Under Department of Labor Relations/Commonwealth Employment Relations Board precedent a public employer has the nonbargainable prerogative to require employees to undergo fitness for duty examinations. Until recently, however, it was an open question whether the method and means by which these examinations are conducted is a mandatory subject of bargaining. On December 30, 2021, the Appeals Court resolved that question when it affirmed the decision of the CERB in City of Newton v. Commonwealth Employment Relations Board, holding that the employer was required to engage in bargaining over the criteria and procedures for fitness for duty examinations.
The facts giving rise to the dispute first arose in 2016, when the police chief ordered a captain to undergo physical and psychological “fitness for duty” examinations. The order followed a recent uptick in the number of personal days the employee had taken following deaths in his family and a personal injury not related to his work. In response to the chief’s directive the superior officers demanded that the city bargain over (1) the selection of the psychological examiner; (2) the information to be transmitted to the examiner; (3) the testing protocol to be used; and (4) what results were to be generated and to whom the results were to be communicated. When the city refused, the union filed a charge of prohibited practice and ultimately the DLR hearing officer and then the CERB found a violation, following which the city appealed.
The Appeals Court affirmed. Noting that “the decision to order a fitness for duty examination is within the city’s managerial prerogative and is not subject to mandatory bargaining”, it rejected the city’s several arguments regarding the manner in which the examination is conducted. First the city asserted that a bargaining requirement would “unduly impinge on its freedom to perform its public functions.” The court disagreed, ruling that the city’s interest in public safety is not undercut by the requirement that it engage in impact bargaining over the procedures and criteria for examinations. The court added that the city and union had previously engaged in successful negotiations over a drug and alcohol abuse policy, which included standards for initiating testing and testing administration. Next, the city argued that it was insulated from its duty to bargain based on the Civil Service Law, G.L. chapter 31. The court again disagreed, finding no conflict between the two laws and, therefore, that the city’s obligation to negotiate prevailed. Finally, the city argued that the union waived its right to bargain based on certain provisions in the parties’ contract, including the “management rights” clause. Again, the court rejected this argument as well because the agreement’s language failed to show a “clear and unmistakable waiver” of bargaining over the manner and means of determining fitness for duty examinations.

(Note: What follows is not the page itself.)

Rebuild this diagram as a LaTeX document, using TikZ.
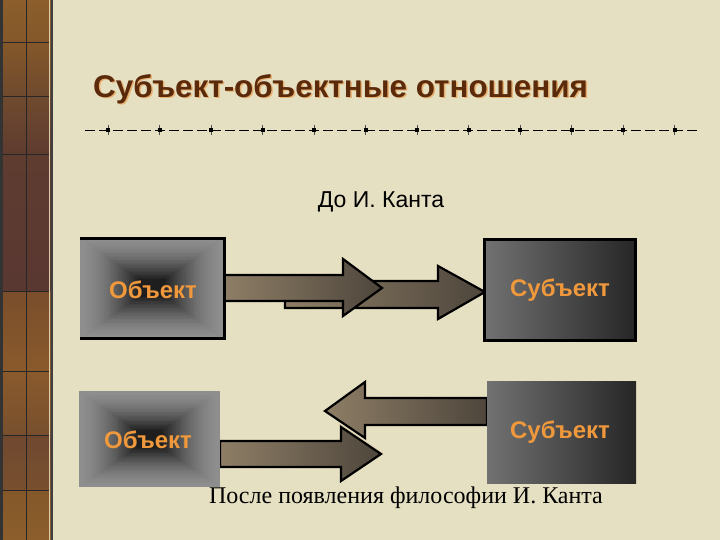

The court summarized by stating the “fact that mere completion of the examinations did not result in [the employee]’s reinstatement, and that he remained suspended until he had met whatever fitness criteria applied to the examinations, makes the point that the ‘methods and means’ of the decision were critical to the terms of [his] continued employment.” The court emphasized the “distinction between ordering an examination and the procedures for implementation, e.g., choosing an examiner, and the method and means by which the examination will be carried out”.
Public employers should keep in mind that while the decision to have an employee undergo a fitness for duty examination is the employers to make, how the examination will be implemented must be negotiated with the relevant union. Because in a given circumstance it may be difficult to clearly separate the two concepts, an employer that is uncertain about its obligations should consult with its counsel.
This update is provided for informational purposes only and should not be considered legal advice.